O céu está bem servido

Corre, a boca miúda, que na Terra dos Ipês e das Escolas existem duas famílias cujos sobrenomes indicam um quezinho de insensatez. Ou melhor dizendo: louquice.

Mas sempre tive comigo que o limite entre a lucidez e a loucura é tão tênue quanto um buraco de agulha. Ou um fio de linha. Na linguagem de quem costura.

Sou Rodarte por parte de mãe. E ele, a quem rendo minhas homenagens, pós- mortem, assina Vilela. Dois sobrenomes assaz conhecidos em nossa terra. Quem não se lembra do Rubão? Meu vizinho, por quem nutria alta estima. E do não menos famoso Francisco Rodarte, meu tio Chico, meu primeiro revisor.

Ambos se foram há alguns anos. E deixaram uma lacuna enorme em nossa cidade.

Aqui cheguei em meados de um mil novecentos e setenta e sete. Depois de um ano inteiro aperfeiçoando-me na minha especialidade em terras de Espanha.

E ele, colega de fardas, já estava por aqui.

O doutor, que merece como poucos estas linhas curtas, exercia dupla especialidade.

Foi ele quem me operou as amígdalas. Mas também sabia olhar no fundo dos olhos com maestria especial.

Aquele doutor, um dos baluartes da medicina em nossa região, sempre exibia um sorriso farto durante as nossas prosas que terminavam num gentil abraço. Foi ele, junto a alguns colegas, que hoje não mais estão aqui, os responsáveis pela fundação de um hospital que não existe mais. Cito, perdoem-me se me esqueço de algum nome: doutor Evaristo, o saudoso Pedro Zica, indo mais longe, doutor Álvaro, e outros mais.

Este médico por quem ainda tenho em alta estima nos deixou há pouco tempo. Soube do seu passamento por um noticioso da internet. Já que os jornais impressos quase não são editados mais.

Doutor Vilela, mais conhecido pelo diminutivo, Geraldinho, era uma pessoa acima de qualquer comentário. Sempre afável, cordial, já foi fazendeiro. Ainda me lembro, saudades se vão, de quando fui visitá-lo em sua fazenda. Que vacas baldeiras faziam parte do seu plantel.

Sucede-lhe uma esposa admirável. Dona Zélia é uma pessoa sem defeitos. Amável, sorridente, sempre me recebe com o melhor dos sorrisos. Filhas fazem parte de sua prole. Ele não deixou  sucessores em nossa profissão assaz complicada.

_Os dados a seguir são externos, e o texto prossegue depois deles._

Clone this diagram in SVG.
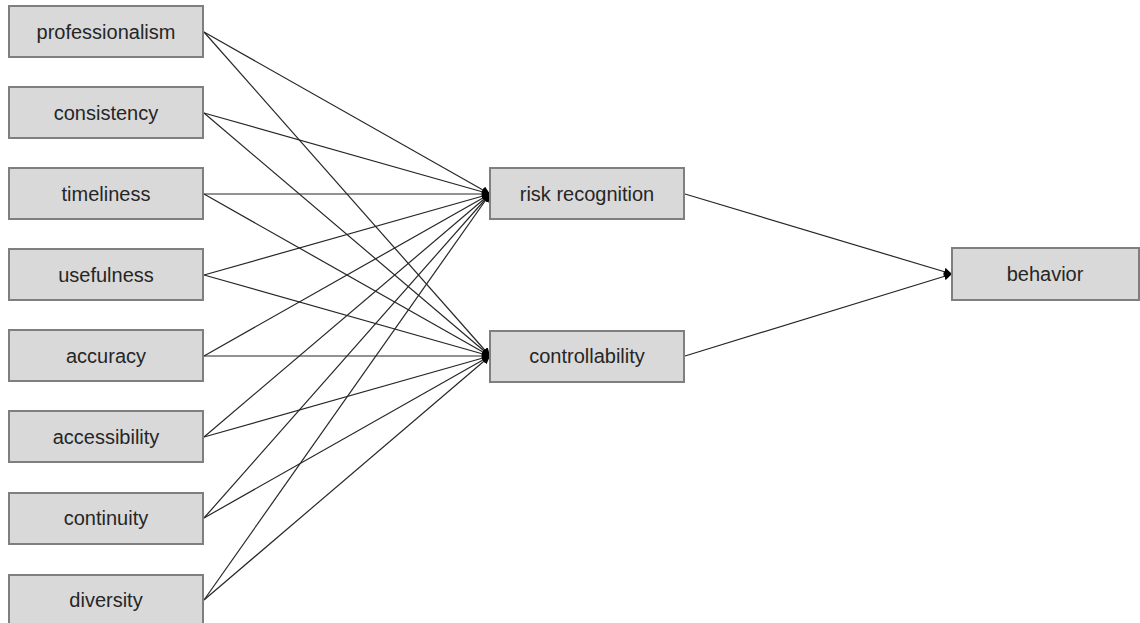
<svg xmlns="http://www.w3.org/2000/svg" width="1140" height="623" viewBox="0 0 1140 623">
<style>
.box{fill:#d9d9d9;stroke:#7f7f7f;stroke-width:2}
.lbl{font-family:"Liberation Sans",Arial,sans-serif;font-size:20px;fill:#262626;text-anchor:middle;dominant-baseline:central}
.edge{stroke:#262626;stroke-width:1.2;fill:none;marker-end:url(#arr)}
</style>
<defs>
<marker id="arr" markerUnits="userSpaceOnUse" markerWidth="9" markerHeight="8" refX="8" refY="4" orient="auto">
<path d="M0,0 L8,4 L0,8 Z" fill="#000"/>
</marker>
</defs>
<rect width="1140" height="623" fill="#fff"/>
<g id="connectors">
<line class="edge" x1="204" y1="32" x2="490" y2="194"/>
<line class="edge" x1="204" y1="32" x2="490" y2="356"/>
<line class="edge" x1="204" y1="113" x2="490" y2="194"/>
<line class="edge" x1="204" y1="113" x2="490" y2="356"/>
<line class="edge" x1="204" y1="194" x2="490" y2="194"/>
<line class="edge" x1="204" y1="194" x2="490" y2="356"/>
<line class="edge" x1="204" y1="275" x2="490" y2="194"/>
<line class="edge" x1="204" y1="275" x2="490" y2="356"/>
<line class="edge" x1="204" y1="356" x2="490" y2="194"/>
<line class="edge" x1="204" y1="356" x2="490" y2="356"/>
<line class="edge" x1="204" y1="437" x2="490" y2="194"/>
<line class="edge" x1="204" y1="437" x2="490" y2="356"/>
<line class="edge" x1="204" y1="518" x2="490" y2="194"/>
<line class="edge" x1="204" y1="518" x2="490" y2="356"/>
<line class="edge" x1="204" y1="600" x2="490" y2="194"/>
<line class="edge" x1="204" y1="600" x2="490" y2="356"/>
<line class="edge" x1="685" y1="194" x2="952" y2="274"/>
<line class="edge" x1="685" y1="356" x2="952" y2="274"/>
</g>
<g id="professionalism"><rect class="box" x="9" y="6" width="194" height="51"/><text class="lbl" x="106" y="32">professionalism</text></g>
<g id="consistency"><rect class="box" x="9" y="87" width="194" height="51"/><text class="lbl" x="106" y="113">consistency</text></g>
<g id="timeliness"><rect class="box" x="9" y="168" width="194" height="51"/><text class="lbl" x="106" y="194">timeliness</text></g>
<g id="usefulness"><rect class="box" x="9" y="249" width="194" height="51"/><text class="lbl" x="106" y="275">usefulness</text></g>
<g id="accuracy"><rect class="box" x="9" y="330" width="194" height="51"/><text class="lbl" x="106" y="356">accuracy</text></g>
<g id="accessibility"><rect class="box" x="9" y="411" width="194" height="51"/><text class="lbl" x="106" y="437">accessibility</text></g>
<g id="continuity"><rect class="box" x="9" y="493" width="194" height="51"/><text class="lbl" x="106" y="518">continuity</text></g>
<g id="diversity"><rect class="box" x="9" y="575" width="194" height="51"/><text class="lbl" x="106" y="600">diversity</text></g>
<g id="risk_recognition"><rect class="box" x="490" y="168" width="194" height="51"/><text class="lbl" x="587" y="194">risk recognition</text></g>
<g id="controllability"><rect class="box" x="490" y="331" width="194" height="51"/><text class="lbl" x="587" y="356">controllability</text></g>
<g id="behavior"><rect class="box" x="952" y="248" width="187" height="52"/><text class="lbl" x="1045" y="274">behavior</text></g>
</svg>
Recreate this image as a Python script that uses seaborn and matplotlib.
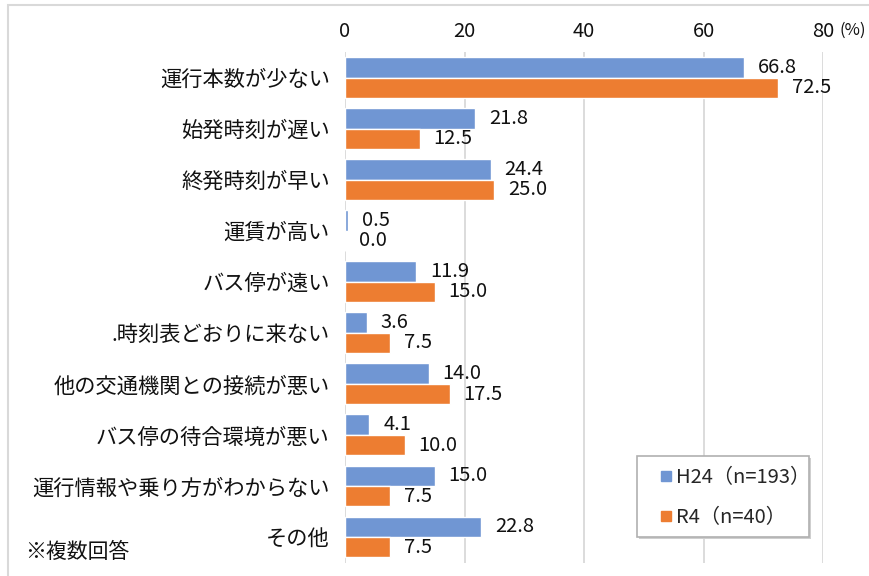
import matplotlib
matplotlib.use("Agg")
import matplotlib.pyplot as plt
from matplotlib.patches import Rectangle
from matplotlib.lines import Line2D
import seaborn as sns
import pandas as pd

categories = [
    "運行本数が少ない",
    "始発時刻が遅い",
    "終発時刻が早い",
    "運賃が高い",
    "バス停が遠い",
    ".時刻表どおりに来ない",
    "他の交通機関との接続が悪い",
    "バス停の待合環境が悪い",
    "運行情報や乗り方がわからない",
    "その他",
]
series_names = ["H24（n=193）", "R4（n=40）"]
h24_values = [66.8, 21.8, 24.4, 0.5, 11.9, 3.6, 14.0, 4.1, 15.0, 22.8]
r4_values = [72.5, 12.5, 25.0, 0.0, 15.0, 7.5, 17.5, 10.0, 7.5, 7.5]
x_ticks = [0, 20, 40, 60, 80]
colors = ["#7096D3", "#ED7D31"]

df = pd.DataFrame({
    "category": categories * 2,
    "value": h24_values + r4_values,
    "series": [series_names[0]] * len(categories) + [series_names[1]] * len(categories),
})

sns.set_theme(style="white")
plt.rcParams["font.family"] = ["Noto Sans CJK JP", "DejaVu Sans"]

W, H = 869, 576
fig = plt.figure(figsize=(W / 100, H / 100), dpi=100)
ax = fig.add_axes([345 / W, 1 - 562.5 / H, 478 / W, 510.5 / H])

sns.barplot(
    data=df, x="value", y="category", hue="series", orient="h",
    palette=colors, width=0.8, gap=0, ax=ax, legend=False,
    order=categories, hue_order=series_names, saturation=1,
)

for cont in ax.containers:
    ax.bar_label(cont, fmt="%.1f", padding=10, fontsize=14.5, color="#111111")

ax.set_xlim(0, 80)
ax.set_xticks(x_ticks)
ax.xaxis.tick_top()
ax.tick_params(axis="x", length=0, pad=7, labelsize=14.5, colors="#111111")
ax.tick_params(axis="y", length=0, pad=11, labelsize=15.3, colors="#111111")
ax.set_xlabel("")
ax.set_ylabel("")
for s in ax.spines.values():
    s.set_visible(False)
ax.grid(axis="x", color="#d9d9d9", linewidth=1.3)
ax.set_axisbelow(True)
ax.set_ylim(len(categories) - 0.5, -0.5)

fig.text(853 / W, 1 - 30 / H, "(%)", ha="center", va="center", fontsize=12, color="#111111")
fig.text(25 / W, 1 - 552 / H, "※複数回答", ha="left", va="center", fontsize=15, color="#111111")

# legend: square swatches inside a plain box with a soft shadow
handles = [Line2D([], [], marker="s", linestyle="", markersize=6.5, color=c) for c in colors]
fig.patches.append(Rectangle((639 / W, 1 - 539 / H), 172 / W, 81 / H, transform=fig.transFigure,
                             facecolor="#cfcfcf", edgecolor="none", zorder=4))
fig.patches.append(Rectangle((637 / W, 1 - 537 / H), 172 / W, 81 / H, transform=fig.transFigure,
                             facecolor="white", edgecolor="#b0b0b0", linewidth=1.2, zorder=5))
leg = fig.legend(
    handles, series_names, loc="center left",
    bbox_to_anchor=(659 / W, 1 - 497.5 / H), bbox_transform=fig.transFigure,
    frameon=False, fontsize=14.5, handlelength=0.7, handletextpad=0.15,
    labelspacing=0.95, borderpad=0, borderaxespad=0,
)
leg.set_zorder(6)

# outer chart frame
fig.patches.append(Rectangle((8 / W, -0.05), 1.1, 1 - 5 / H + 0.05, transform=fig.transFigure,
                             fill=False, edgecolor="#d9d9d9", linewidth=1.5, zorder=0))

fig.savefig("out.png", dpi=100)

Uma vez fui visitá-lo em seu apartamento. Doutor Geraldinho me recebeu com a cordialidade costumeira. Deixei-lhe em mãos um dos livros da minha lavra. Ele me olhou, de soslaio, e me agradeceu o presente.

Meu colega estava ausente das nossas ruas. Já bastante idoso estranhei-lhe a falta.

Num dia deste ele foi convocado a trabalhar no céu. Deve estar feliz operando a catarata dos anjos. Ou investigando a garganta de algum anjinho que precise de seus cuidados.

Doutor Geraldo Vilela se foi. Mais um nobre esculápio nos deixou órfãos dos seus conhecimentos.

Sinto-lhe a ausência. Daquela pessoa boa. De fala aguçada. De andar altivo. O qual conheci há tanto tempo.

Ao doutor Geraldinho as minhas sinceras reverências. O senhor foi importante. E ainda o é. Nesta cidade que teima em não se recordar da sua história. Dos seus vultos ímpares. Dos médicos que já partiram. Deixando incontáveis lembranças que não se apagam jamais. Dentro das minhas reminiscências. De um passado que infelizmente não volta. Apesar de sempre cultivar, dentro de mim, coisas e loisas boas. Como as lembranças dos meus pais.

Hoje olho pro céu e não percebo o azul. Mas na certeza que ele está bem servido, despeço-me do doutor Geraldinho com o meu abraço. Até breve. Choro eu.